2. What are an anode and a cathode?
3. What is an electrolyte? What is the nature of electrical
current in a liquid solution?
Is
it flow of electrons or flow of ions?
4. Which of the following variables strongly influence the
current magnitude you observe? (a) Electrical Voltage
applied between two Cu electrodes, (b) Mass
of the Cu anode, (c) Mass of the Cu cathode, (d) Volume of the
electrolyte solution, (e) Concentration of
the electrolyte solutions, (f) Temperature of the solution, (g) the
Atmospheric pressure, (h) Surface area of the
electrodes that are in contact with the electrolyte solution.
5. Find the total positive charges (in coul) of all of the
positive ions contained in the 150mL of 0.5 M H2SO4
solution. Find the total negative
charges from all of the negative ions as well.

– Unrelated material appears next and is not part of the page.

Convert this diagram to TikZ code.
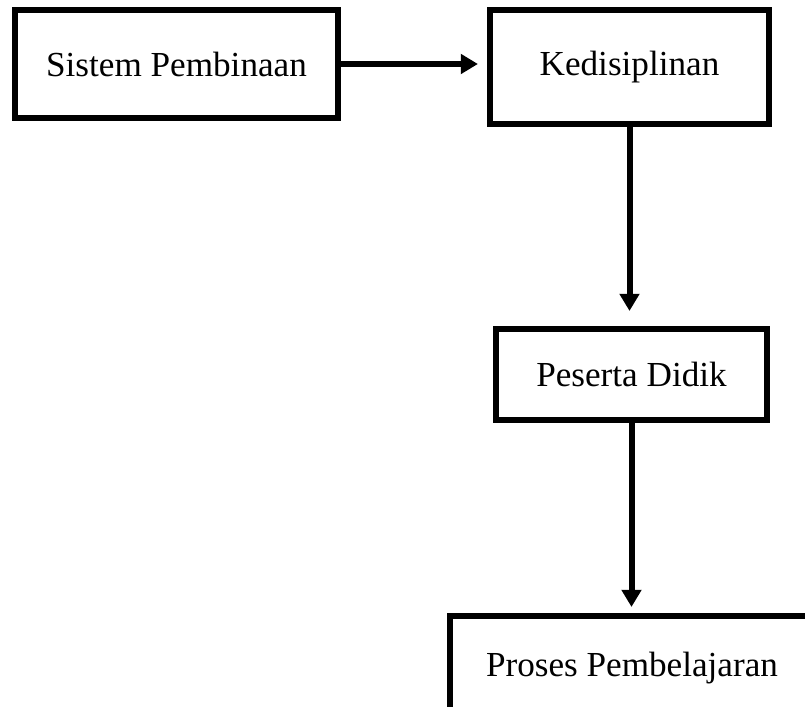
\documentclass[tikz,border=0pt]{standalone}
\usepackage{fontspec}
\setmainfont{Liberation Serif}
\usetikzlibrary{arrows.meta,positioning,calc}

\begin{document}
\begin{tikzpicture}[x=0.025cm, y=-0.025cm,
    box/.style={rectangle, draw=black, line width=0.15cm, inner sep=0pt, font=\fontsize{25}{30}\selectfont},
    arrow/.style={-{Triangle[length=0.43cm, width=0.48cm]}, line width=0.15cm}
]

% Page frame
\clip (0,0) rectangle (805,707);
\useasboundingbox (0,0) rectangle (805,707);

% Top row
\node[box, minimum width=8.075cm, minimum height=2.7cm] (sistem) at (176.5, 64) {Sistem Pembinaan};
\node[box, minimum width=6.975cm, minimum height=2.85cm] (disiplin) at (629.5, 67) {Kedisiplinan};

% Right column
\node[box, minimum width=6.775cm, minimum height=2.275cm] (peserta) at (631.5, 374.5) {Peserta Didik};
\node[box, minimum width=9.1cm, minimum height=2.6cm] (proses) at (632, 668) {Proses Pembelajaran};

% Arrows
\draw[arrow, shorten >=0.225cm] (sistem.east) -- (sistem.east -| disiplin.west);
\draw[arrow, shorten >=0.375cm] (disiplin.south) -- (disiplin.south |- peserta.north);
\draw[arrow, shorten >=0.15cm] (peserta.south) -- (peserta.south |- proses.north);

\end{tikzpicture}
\end{document}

6. An average current of 0.435 was passed for 19 min to oxidize
and dissolve a Cu electrode. An intitial mass of
the electrode, which was 21.6961 g, decreased
to 21.5273 g as a result. What is the value of the Avogadro’s
Number according to this data? What is the
relative % error in this measurement?
Post-Lab Questions:
1. The currents you observed may not remain constant even though
the electrolysis is performed at a constant
potential(voltage) applied between two
electrodes..
If it increases, why does it increase? If it decreases, why does it decrease?
2. If the electrolysis is performed for 1020sec (17min) sec with
an average current of 0.486 amp at a constant
potential of 1.00 V, how much
electrical energy (kJ) was spent for the electrolysis?
3. Uncertainty in which of the following measurements are NOT
important in this experiment? (a) Mass of the
electrodes, (b) Average current, (c) Time of the electrolysis, (d) Volume of the
electrolyte used, (e)
Concentration of the
electrolyte .